▸ Aim:
Beginning with the first line below, please repeat the material exactly, ending with the line that includes "i) => yTickLabels[i]);".

▸ Stored data:
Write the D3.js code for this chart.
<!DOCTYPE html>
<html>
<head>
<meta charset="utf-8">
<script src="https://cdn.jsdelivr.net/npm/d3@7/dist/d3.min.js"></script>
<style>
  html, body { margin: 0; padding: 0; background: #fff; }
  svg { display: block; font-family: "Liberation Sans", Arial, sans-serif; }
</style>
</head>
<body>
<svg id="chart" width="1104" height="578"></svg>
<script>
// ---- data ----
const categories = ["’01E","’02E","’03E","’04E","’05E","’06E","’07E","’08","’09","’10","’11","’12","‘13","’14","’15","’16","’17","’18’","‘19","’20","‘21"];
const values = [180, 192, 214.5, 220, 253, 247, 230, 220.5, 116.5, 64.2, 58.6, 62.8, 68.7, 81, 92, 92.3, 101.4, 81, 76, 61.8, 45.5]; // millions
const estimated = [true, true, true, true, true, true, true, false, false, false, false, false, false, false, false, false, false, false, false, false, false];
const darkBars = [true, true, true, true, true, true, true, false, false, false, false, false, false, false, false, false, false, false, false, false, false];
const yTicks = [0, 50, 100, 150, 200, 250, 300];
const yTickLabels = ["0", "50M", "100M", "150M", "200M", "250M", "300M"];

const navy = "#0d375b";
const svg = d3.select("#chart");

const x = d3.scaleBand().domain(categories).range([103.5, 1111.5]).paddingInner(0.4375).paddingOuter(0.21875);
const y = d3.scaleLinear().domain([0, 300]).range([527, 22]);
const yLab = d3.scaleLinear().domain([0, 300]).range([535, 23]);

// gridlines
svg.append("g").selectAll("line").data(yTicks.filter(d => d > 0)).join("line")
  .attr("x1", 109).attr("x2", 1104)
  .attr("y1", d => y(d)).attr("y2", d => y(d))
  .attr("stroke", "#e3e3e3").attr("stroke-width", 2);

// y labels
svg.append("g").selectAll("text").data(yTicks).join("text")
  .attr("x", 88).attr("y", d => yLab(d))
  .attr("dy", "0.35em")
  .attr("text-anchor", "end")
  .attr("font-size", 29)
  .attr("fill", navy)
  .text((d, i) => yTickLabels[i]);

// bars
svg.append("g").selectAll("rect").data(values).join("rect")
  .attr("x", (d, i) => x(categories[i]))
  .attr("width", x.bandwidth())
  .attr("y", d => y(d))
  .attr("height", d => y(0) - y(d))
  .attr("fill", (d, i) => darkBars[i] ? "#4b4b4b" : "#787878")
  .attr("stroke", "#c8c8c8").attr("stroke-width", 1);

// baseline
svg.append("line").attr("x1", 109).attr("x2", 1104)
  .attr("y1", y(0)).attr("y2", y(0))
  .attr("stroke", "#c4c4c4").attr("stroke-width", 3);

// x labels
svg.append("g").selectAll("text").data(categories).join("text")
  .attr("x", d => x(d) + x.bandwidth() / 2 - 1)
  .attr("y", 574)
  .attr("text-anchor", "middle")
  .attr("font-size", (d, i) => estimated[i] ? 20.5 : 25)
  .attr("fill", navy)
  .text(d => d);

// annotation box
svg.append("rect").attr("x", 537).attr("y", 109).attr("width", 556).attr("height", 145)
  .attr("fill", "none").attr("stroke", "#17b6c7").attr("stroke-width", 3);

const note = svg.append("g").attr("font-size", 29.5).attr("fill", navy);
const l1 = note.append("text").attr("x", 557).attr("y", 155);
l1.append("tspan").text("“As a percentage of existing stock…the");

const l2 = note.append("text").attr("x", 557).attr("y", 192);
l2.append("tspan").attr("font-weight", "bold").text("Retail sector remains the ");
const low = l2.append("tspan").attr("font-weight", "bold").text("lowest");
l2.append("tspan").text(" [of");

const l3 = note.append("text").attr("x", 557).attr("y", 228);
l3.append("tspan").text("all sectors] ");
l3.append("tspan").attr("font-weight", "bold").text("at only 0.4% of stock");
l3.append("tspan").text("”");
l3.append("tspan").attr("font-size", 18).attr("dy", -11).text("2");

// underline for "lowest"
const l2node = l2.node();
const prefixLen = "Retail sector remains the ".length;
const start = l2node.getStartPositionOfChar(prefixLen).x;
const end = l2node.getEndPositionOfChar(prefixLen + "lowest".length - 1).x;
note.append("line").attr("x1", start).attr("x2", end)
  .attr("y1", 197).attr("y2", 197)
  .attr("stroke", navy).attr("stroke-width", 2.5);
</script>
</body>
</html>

▸ Result:
Write the D3.js code for this chart.
<!DOCTYPE html>
<html>
<head>
<meta charset="utf-8">
<script src="https://cdn.jsdelivr.net/npm/d3@7/dist/d3.min.js"></script>
<style>
  html, body { margin: 0; padding: 0; background: #fff; }
  svg { display: block; font-family: "Liberation Sans", Arial, sans-serif; }
</style>
</head>
<body>
<svg id="chart" width="1104" height="578"></svg>
<script>
// ---- data ----
const categories = ["’01E","’02E","’03E","’04E","’05E","’06E","’07E","’08","’09","’10","’11","’12","‘13","’14","’15","’16","’17","’18’","‘19","’20","‘21"];
const values = [180, 192, 214.5, 220, 253, 247, 230, 220.5, 116.5, 64.2, 58.6, 62.8, 68.7, 81, 92, 92.3, 101.4, 81, 76, 61.8, 45.5]; // millions
const estimated = [true, true, true, true, true, true, true, false, false, false, false, false, false, false, false, false, false, false, false, false, false];
const darkBars = [true, true, true, true, true, true, true, false, false, false, false, false, false, false, false, false, false, false, false, false, false];
const yTicks = [0, 50, 100, 150, 200, 250, 300];
const yTickLabels = ["0", "50M", "100M", "150M", "200M", "250M", "300M"];

const navy = "#0d375b";
const svg = d3.select("#chart");

const x = d3.scaleBand().domain(categories).range([103.5, 1111.5]).paddingInner(0.4375).paddingOuter(0.21875);
const y = d3.scaleLinear().domain([0, 300]).range([527, 22]);
const yLab = d3.scaleLinear().domain([0, 300]).range([535, 23]);

// gridlines
svg.append("g").selectAll("line").data(yTicks.filter(d => d > 0)).join("line")
  .attr("x1", 109).attr("x2", 1104)
  .attr("y1", d => y(d)).attr("y2", d => y(d))
  .attr("stroke", "#e3e3e3").attr("stroke-width", 2);

// y labels
svg.append("g").selectAll("text").data(yTicks).join("text")
  .attr("x", 88).attr("y", d => yLab(d))
  .attr("dy", "0.35em")
  .attr("text-anchor", "end")
  .attr("font-size", 29)
  .attr("fill", navy)
  .text((d, i) => yTickLabels[i]);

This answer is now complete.